The Children and Family Fellowship® is the Casey Foundation’s signature program to develop the potential of leaders in public, nonprofit and philanthropic organizations working to improve outcomes for children, youth and families. The Fellowship explicitly strives to increase the pool of diverse, visionary leaders with the confidence and competence to lead and sustain major system reforms and community change initiatives that benefit large numbers of children, youth and families.
The 21-month Fellowship program brings together leaders from varied professional backgrounds, geographic regions and racial and ethnic groups. This diverse group of Fellows becomes a powerful learning community that serves as both catalyst and support throughout this intensive experience.
Change is the hallmark of the Fellowship — personal and professional change, change in perspective and vision, and changes of scenery as Fellows travel to nine seminars at the Casey Foundation in Baltimore and around the country (conditions permitting) and engage in two seminars virtually. While balancing the demands of their current positions, Fellows participate in a series of leadership opportunities, including executive seminars, peer consultations and individual coaching to provide real-time application and learning.
The cornerstone of the Fellowship experience is a series of eleven four-day seminars that employ a dynamic, experiential learning approach. Co-designed by Fellowship faculty, Foundation staff and Fellows, the seminar series follows an arc of learning designed to build the competencies of Fellows to achieve results, close disparities and achieve equitable opportunities. The seminars are based on the core proposition that effective leaders understand that real change requires data-driven decision-making, highly impactful and aligned strategies, an understanding of systems, the ability to lead through complexity and ambiguity and true collaboration.
Each seminar advances the Fellows results work, explores real-time leadership challenges and provides the opportunity for peer consultation and exposure to leaders who are producing measurable results for children, youth and families and to organizations employing best practices. The seminars offer a concrete set of tools to aid Fellows in the realization of effective personal, organizational and systems change, building Fellows’ mastery of the competencies and skills of Results Count leadership. The seminars provide an opportunity for reflective practice, peer learning and networking.
Building a Results Action Plan
To build Fellows’ capacity to achieve measurable results, each Fellow will be expected to identify a measurable change that he or she plans to achieve by the end of the Fellowship term. For the 2022-2024 Fellowship, known as Class 12, Fellows will be asked to connect their work (either distantly or close up) to the result “All youth ages 16-24 in the United States have bright futures” and will work to strengthen their contribution to this result.
This work takes place primarily “back home” between seminars and is reported on and refined during the seminars. The Fellows are expected to apply all of the tools and competencies that the Fellowship provides them to reach this result. They will also enlist trusted colleagues in their home organization to partner with them throughout the Fellowship term and provide support and accountability in reaching their intended target. The Fellows will also receive two visits from Fellowship faculty to help guide and support them.

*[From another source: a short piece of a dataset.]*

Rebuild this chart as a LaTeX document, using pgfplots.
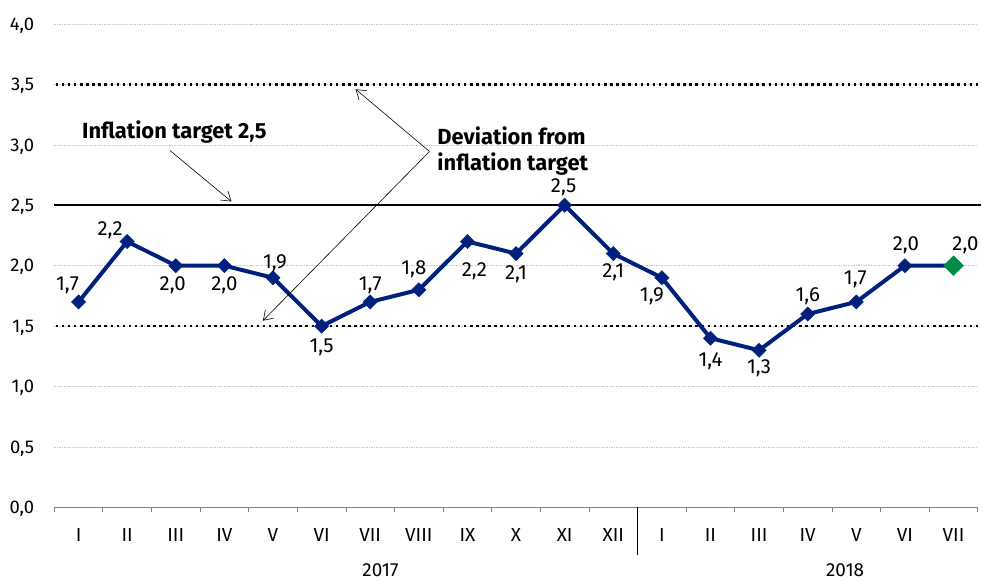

Bringing Change to Their Organizations
As Fellows pursue their Results Action Plans, they will bring the tools and skills of the Fellowship back home into their organizations and systems and enlist their colleagues and stakeholders in achieving accelerated results. To this end, Fellows must have the support of their organizations to participate in the Fellowship as well as an organizational interest in integrating an equitable results orientation to its work. Fellows will identify a key Results Partner who will serve as a “back home” partner in developing and implementing their Results Action Plan. This individual will have the opportunity to participate in a few Fellowship activities in order to build their own competency to achieve results.
The Casey Foundation funds the cost of tuition of the Children and Family Fellowship as well as all program-related expenses, including:
- Travel to and from Fellowship activities
Home Organization Expectations and Critical Success Factors
Expectations. An organization has a lot to gain when one of its leaders becomes a Fellow. The Fellow will be accelerating an actual piece of work during the Fellowship term, applying and disseminating the results-driven approach they are learning in real time. The Fellow receives coaching from faculty and peers, which is particularly valuable to strengthening strategies by exposing blind spots and overcoming obstacles.
Critical success factors. The opportunity works best when the Fellow’s supervisor is an open and willing thought partner to the Fellow between seminars. The Fellow is hard at work during the seminars, not taking a break from advancing the organization’s work. In that vein, the supervisor should be mindful of placing demands on the Fellow’s time while they are participating in seminars.